Further still, upgrading of hydrocarbon feedstocks can be accomplished by hydrogenation and cracking of large organic molecules contained in the original feedstock with the help of a high partial pressure of hydrogen and temperatures. This process is generally known as hydrocracking. The use of hydrogen at high pressure not only increases the cost of the required equipment but also, impose strict safety policies. If the source of hydrogen could be provided from another source, like water, some of the economics and safety issues relating to hydrogen use could be avoided. However, innovation in the development of catalysts that can extract the hydrogen from the water and use it for in situ upgrading of hydrocarbon feedstocks must be accomplished.
Conventional steam cracking is an uncatalyzed cracking process used in the petrochemical industry to break down hydrocarbons increasing the yield of olefins. This process works at atmospheric pressure and requires very high temperatures to induce the thermal cracking of the gaseous hydrocarbons. However, in this process, steam is added to the mixture of gaseous hydrocarbons to lower the partial pressure of the hydrocarbons to a point at which polymerization and condensation reactions of the produced olefins are reduced. In this case, the steam acts as a diluent of the gaseous hydrocarbons and inhibits carbonization (coke formation) but does not supply hydrogen to the products.
Reference [1B] shows a process, patented by Phillips Petroleum Co, for upgrading crude oils in which relates to the in situ generation of hydrogen in contact with a hydrocarbon to thereby produce materials of low molecular weight and of reduced carbon residue and sulfur content. In the process, water is introduced with the hydrocarbon feedstock together with a catalyst system containing at least two components where one of the components promotes the generation of hydrogen from water and the other component promotes reactions between the generated hydrogen and hydrocarbons in the feedstock to produce an upgraded hydrocarbon from which liquid products of reduced molecular weight, carbon residue and sulfur content can be separated. The production of hydrogen in the presence of water and the crude oil is by means of a water gas shift reaction. The first component of the catalyst system are carboxylic acid salts of barium, calcium, strontium and magnesium which are soluble in the crude oil in the quantities employed. The second component of the catalyst system are carboxylic salts of nickel, cobalt and iron which are soluble in the crude oil to the extent to which they are added thereto.
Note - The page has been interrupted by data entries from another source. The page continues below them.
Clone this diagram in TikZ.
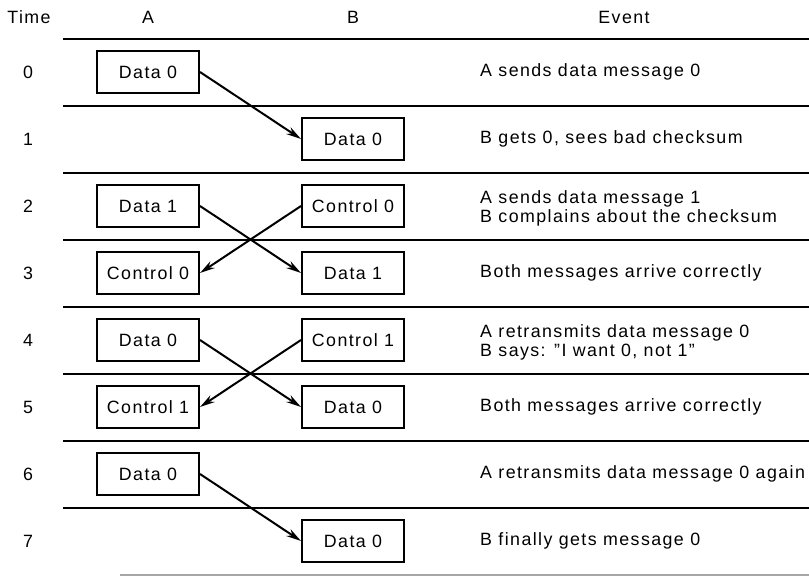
\documentclass[tikz,border=0pt]{standalone}
\usepackage{fontspec}
\setmainfont{Liberation Sans}[LetterSpace=8]
\usetikzlibrary{arrows.meta}
\begin{document}
\begin{tikzpicture}[x=1pt,y=-1pt,
  txt/.style={font=\fontsize{17.8}{19}\selectfont,inner sep=0pt},
  msg/.style={txt,draw,line width=2pt,minimum width=102pt,minimum height=42pt},
  evt/.style={txt,anchor=west,align=left},
  rule/.style={line width=1.6pt},
  arr/.style={line width=2pt,-{Stealth[length=15pt,width=8pt]}}]
\useasboundingbox (0,0) rectangle (809,577);
% headers
\node[txt] (hT) at (29,17) {Time};
\node[txt] (hA) at (148,17) {A};
\node[txt] (hB) at (353,17) {B};
\node[txt] (hE) at (624,17) {Event};
% rules
\foreach \i in {0,...,7}{
  \draw[rule] (63,{39+67*\i}) -- (809,{39+67*\i});
}
\draw[line width=1.4pt,black!35] (120,575) -- (809,575);
% time labels
\foreach \i in {0,...,7}{
  \node[txt] (t\i) at (28,{72+67*\i}) {\i};
}
% boxes
\node[msg] (a0) at (148,72) {Data 0};
\node[msg] (b1) at (353,139) {Data 0};
\node[msg] (a2) at (148,206) {Data 1};
\node[msg] (b2) at (353,206) {Control 0};
\node[msg] (a3) at (148,273) {Control 0};
\node[msg] (b3) at (353,273) {Data 1};
\node[msg] (a4) at (148,340) {Data 0};
\node[msg] (b4) at (353,340) {Control 1};
\node[msg] (a5) at (148,407) {Control 1};
\node[msg] (b5) at (353,407) {Data 0};
\node[msg] (a6) at (148,474) {Data 0};
\node[msg] (b7) at (353,541) {Data 0};
% arrows
\draw[arr] (a0.east) -- (b1.west);
\draw[arr] (a2.east) -- (b3.west);
\draw[arr] (b2.west) -- (a3.east);
\draw[arr] (a4.east) -- (b5.west);
\draw[arr] (b4.west) -- (a5.east);
\draw[arr] (a6.east) -- (b7.west);
% events
\node[evt] (e0) at (480,72) {A sends data message 0};
\node[evt] (e1) at (480,139) {B gets 0, sees bad checksum};
\node[evt] (e2) at (480,208) {A sends data message 1\\B complains about the checksum};
\node[evt] (e3) at (480,273) {Both messages arrive correctly};
\node[evt] (e4) at (480,342) {A retransmits data message 0\\B says: ”I want 0, not 1”};
\node[evt] (e5) at (480,407) {Both messages arrive correctly};
\node[evt] (e6) at (480,474) {A retransmits data message 0 again};
\node[evt] (e7) at (480,541) {B finally gets message 0};
\end{tikzpicture}
\end{document}
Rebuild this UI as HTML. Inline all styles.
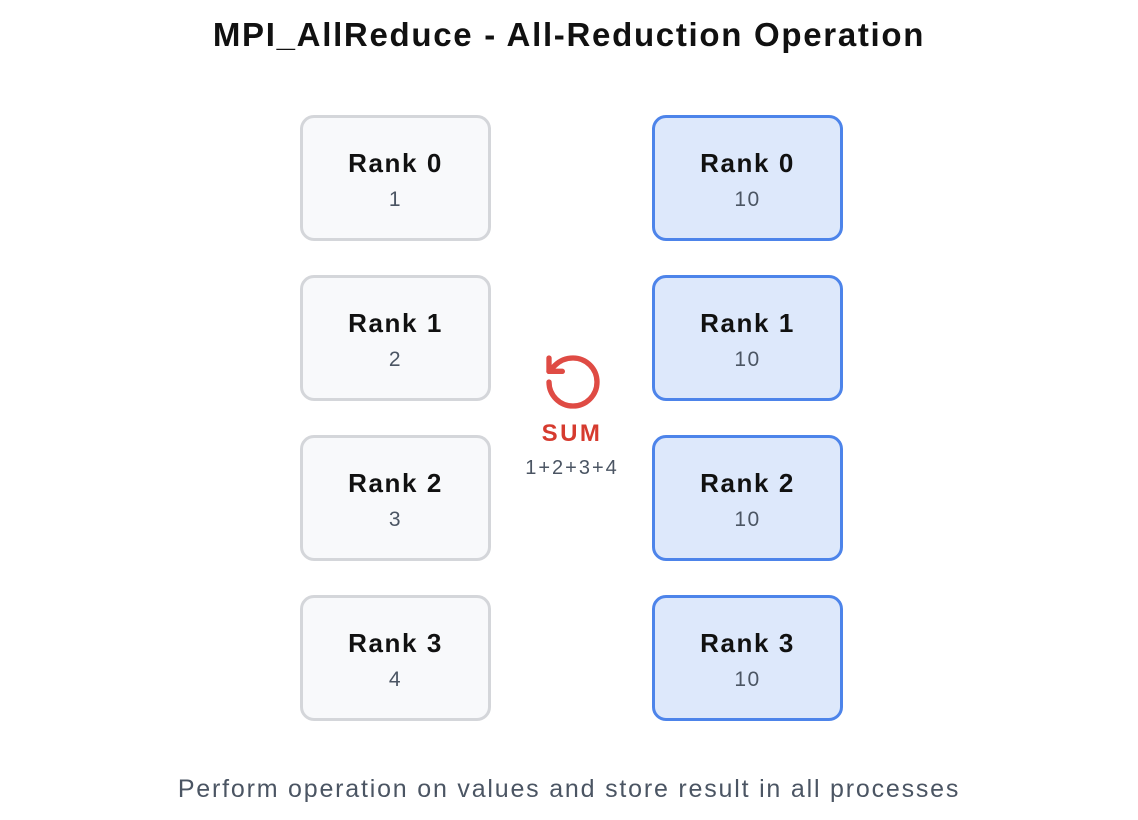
<!DOCTYPE html>
<html><head><style>
body{margin:0;width:1138px;height:820px;background:#fff;font-family:"Liberation Sans",sans-serif;position:relative;overflow:hidden}
.t{position:absolute;left:0;width:1138px;text-align:center}
.b{position:absolute;width:185px;height:120px;border-radius:14px;box-sizing:content-box;text-align:center}
.l{left:300px;background:#f8f9fb;border:3px solid #d4d6da}
.r{left:652px;background:#dde8fb;border:3px solid #4d84ea}
.b .n{position:absolute;top:30px;width:100%;font-size:26px;font-weight:bold;color:#111;letter-spacing:1.6px}
.b .v{position:absolute;top:70px;width:100%;font-size:21px;color:#4b5563;letter-spacing:1.5px}
</style></head><body>
<div class="t" style="top:16px;font-size:33px;font-weight:bold;color:#111;letter-spacing:1.7px">MPI_AllReduce - All-Reduction Operation</div>
<div class="b l" style="top:115px"><div class="n">Rank 0</div><div class="v">1</div></div>
<div class="b l" style="top:275px"><div class="n">Rank 1</div><div class="v">2</div></div>
<div class="b l" style="top:435px"><div class="n">Rank 2</div><div class="v">3</div></div>
<div class="b l" style="top:595px"><div class="n">Rank 3</div><div class="v">4</div></div>
<div class="b r" style="top:115px"><div class="n">Rank 0</div><div class="v">10</div></div>
<div class="b r" style="top:275px"><div class="n">Rank 1</div><div class="v">10</div></div>
<div class="b r" style="top:435px"><div class="n">Rank 2</div><div class="v">10</div></div>
<div class="b r" style="top:595px"><div class="n">Rank 3</div><div class="v">10</div></div>
<svg style="position:absolute;left:541px;top:350px" width="64" height="64" viewBox="0 0 24 24" fill="none" stroke="#df4b44" stroke-width="2" stroke-linecap="round" stroke-linejoin="round"><path d="M3 12a9 9 0 1 0 9-9 9.75 9.75 0 0 0-6.74 2.74L3 8"/><path d="M3 3v5h5"/></svg>
<div style="position:absolute;left:472px;width:200px;top:420px;text-align:center;font-size:24px;font-weight:bold;color:#d63b2f;letter-spacing:2.5px">SUM</div>
<div style="position:absolute;left:472px;width:200px;top:457px;text-align:center;font-size:20px;color:#4b5563;letter-spacing:2px">1+2+3+4</div>
<div class="t" style="top:775px;font-size:25px;color:#4b5563;letter-spacing:1.8px">Perform operation on values and store result in all processes</div>
</body></html>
Generally, in this process there is no catalytic bed and the water to crude oil volumetric ratio is preferably between 0.2 to about 2.5. The preferred pressure and temperature for the process is 500 to 2500 psig and 790 to 835° F., respectively.
From the above, there has also been a need for the use of the material compositions that are effective in processes of steam catalytic cracking for the upgrading of hydrocarbon feedstocks.